J. Janssen: regarding US engineers and inventors. Um.. Robert Fulton was born in Pennsylvania. C. Sholes, of typewriter fame, was also American. Ummm… McCormick, inventor of the mechnical reaper. Ernst Lawrence (cyclotron). J. Henry (see Faraday). Even if one doesn’t count Tesla as an American, Westinghouse certainly was, and I think it’s safe to say transformers are a neat invention. Noyce (Intel co-founder) and Kilby (TI) are co-credited with the invention of the integrated circuit, both US born and bred. W. Bennett invented the RF mass spectrometer…. etc.

Engineering aside, it’s hard to see where you’ve gotten the idea that the US hasn’t contributed it’s fair share of great physicists or inventors.

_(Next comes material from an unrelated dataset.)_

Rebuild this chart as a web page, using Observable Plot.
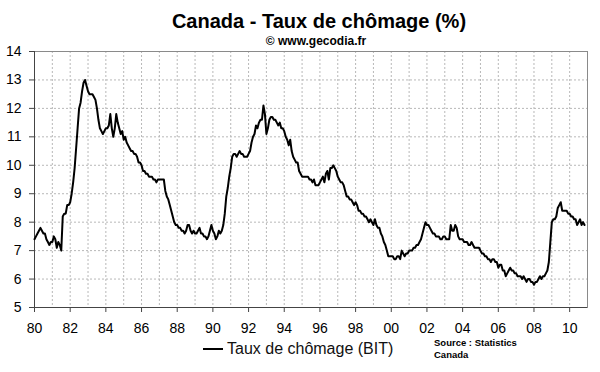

A Scott Crawford, 2005-07-07, 12:41am [link]


rwerp:
Why having Reagan as #1 is ridiculous?

He’s too recent.
It’s not quite as ridiculous as putting Clinton or Bush on the list, but not enough time has passed to allow a rational assessment of his place in history.

A. Scott Crawford:
Aside from Peirce, it’s worth noting that the interferometer experiment that provided the equations that Einstein went on to use in the SP was the brain child of Michaelson, a physicist, and Morley, a civil engineer from Cleveland; and that the Interferometer apparatus was itself a success and is used more or less in the same form to this day.

More importantly, Morley was a Williams grad…

You could also throw in people like Millikan and Arthur Holly Compton.

Engineering aside, it’s hard to see where you’ve gotten the idea that the US hasn’t contributed it’s fair share of great physicists or inventors.

I never said that.
Scientists in particular are badly neglected on the “Greatest American” list (if your criteria are going to allow dingbat celebriaites, there ought to be a spot on the list for John Bardeen). That’s not because we don’t have our fair share of great scientists (if anything, we’ve probably got more than our share)—it’s because the average survey respondant is dumber than a bag full of hammers.

Again: Oprah!

Chad Orzel, 2005-07-07, 6:48am [link]


Chad,

I was asking the question to J. Janssen, rather than yourself. And if my slopply formatting gave others the impression I was misrepresenting your position, I apologise.

J. Janssen demonstrates why Americans should remember to be skeptical of the BBC. A lot of science texts that Pearson publishes have the same habit of writing off huge swaths of American scientific and engineering accomplishments, and selling the result to US primary school systems without blushing.

As the problem isn’t unique to American scientists, it’s worth asking why we’re so quick to believe the worst about ourselves. It borders on institutionalized weirdness, and it’s simply not clear to me why our modern intellectual culture does it?